With 2001: A Space Odyssey, he crafted a powerful meditation on evolution and technology for audiences, many of whom just weren’t ready for this epic depiction of space, with its retro-futuristic design and hallucinatory light tunnel sequence, and that opening scene with the monolith coming to Earth, causing the hominins to develop a sense of survival and intelligence, must have been unlike anything anyone had ever seen before in 1968. It truly was ahead of its time.

The filmmaker never compromised his vision, resulting in the lengthy period drama Barry Lyndon, a stunning depiction of one man’s rise and fall, while The Shining saw him push his actors to their limits in the quest for performances that reflected the true derangement that the Overlook Hotel encouraged within them.

Few directors have had such a consistent run – and even in Kubrick’s so-called weaker films, like Full Metal Jacket, we’re still presented with some truly unforgettable moments, like that death scene, and insane performances (we learn never to mess with R Lee Ermey).

Kubrick just seemed to possess an innate understanding of what audiences needed to see, even if his ideas seemed a little far out. The violence of A Clockwork Orange, for example, was enough to cause widespread outrage, but decades on, it’s hard not to commend Kubrick for such a fearless vision of morality, his depiction of Alex DeLarge one that reminds us just how complex the fight between good and evil really is.

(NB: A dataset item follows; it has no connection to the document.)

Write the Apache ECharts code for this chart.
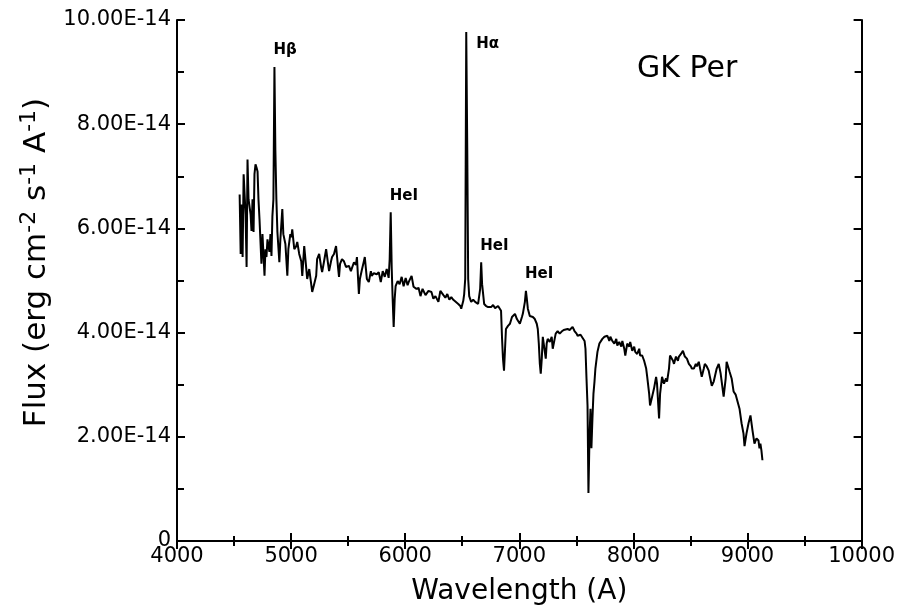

Many filmmakers have long praised Kubrick, from Christopher Nolan to Gaspar Noé, but not everyone has adored him so plainly. A certain French filmmaker, in fact, called Kubrick a “mutant” with “no human feeling”, although he found that this came in handy when making his masterwork, 2001: A Space Odyssey.

It was Jacques Rivette who delivered these rather scathing words, the director behind the religious drama The Nun, the experimental epic Out 1 (which comes to near 13 hours), and arguably his magnum opus, Celine and Julie Go Boating. The director emerged during the French New Wave, but his work stands apart from his contemporaries, maintaining a preference for long takes and often rather complex narratives, and while you certainly won’t get a full grasp on Celine and Julie Go Boating the first, or even second, time that you watch it. 

He didn’t do things by halves, that’s for certain – forcing his audiences to sit through lengthy runtimes that sometimes take a while to feel genuinely rewarding – but he knew how to use cinema as mirror into our subconscious, exploring the act of performance and deeply psychological themes that brought art and magic into a very real sphere.

Rivette seemed to have mixed opinions on Kubrick, having been quoted as saying, “Kubrick is a machine, a mutant, a Martian. He has no human feeling whatsoever. But it’s great when the machine films other machines, as in 2001.”

Perhaps it was Kubrick’s strict perfectionism, which saw him force his actors into endless takes, opposed to Rivette’s penchant for improvisation, that caused the French filmmaker to accuse him of lacking in human feeling.

But, like most legendary filmmakers, Rivette can’t fault 2001: A Space Odyssey, because it simply treaded new ground, presenting a cinematic world that had never been executed in such a way before.